4.9. Other possible reasons for cancellation of the plans
Any grounds for cancellation of the Plan will be specified by the Board of Directors at the time of its implementation.
4.10. Reasons for any redemption by the Company of the financial instruments involved in the plans pursuant to Article 2357 et seq. of the Italian Civil Code; the beneficiaries of the redemption, indicating whether the redemption is intended only for particular categories of employees; the effects of termination of the work relationship
Not applicable.
4.11. Any loans or other facilities intended to be granted for the purchase of the shares pursuant to Article 2358, paragraph 3 of the Italian Civil Code
Not applicable.
4.12. Assessments of the expected burden for the Company at the date of the assignment, as determined on the basis of terms and conditions already defined, by total amount and in relation to each instrument of the Plan
This value cannot be determined at present, as it will depend on the value of the Share at the time of Attribution of the Phantom Stock. The expected cost for the Company corresponds to the fair value of the Rights serving the Plan, which will be determined precisely at the Assignment of the Rights. Information on the overall cost of the Plan will be provided in the manner and within the time limits set out in Article 84-bis, paragraph 5, letter a) of the Issuers' Regulation.

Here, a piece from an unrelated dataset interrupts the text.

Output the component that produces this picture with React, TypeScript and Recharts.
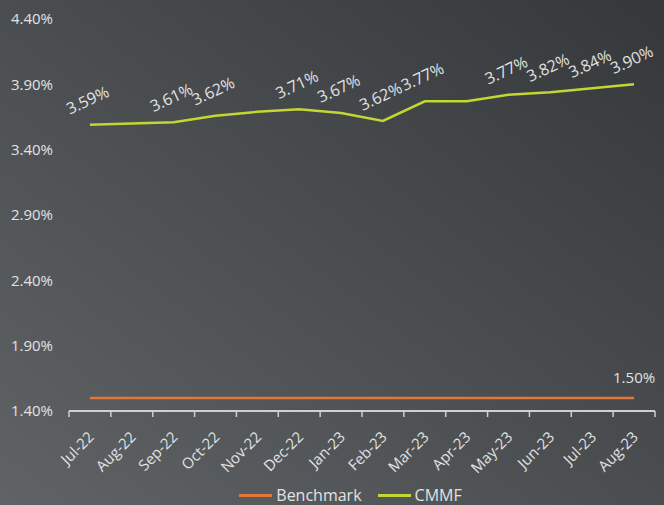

4.13. Any dilutive effects on capital brought about by compensation plans
Not applicable.
4.14.-4.23.
The sections relating to the attribution of shares and stock options are not applicable.
Table no. 1, required by paragraph 4.24 of Scheme 7 of Annex 3A to the Issuers' Regulation, will be provided subsequently according to the procedures set out in Article 84-bis, paragraph 5, letter a) of the Issuers' Regulation.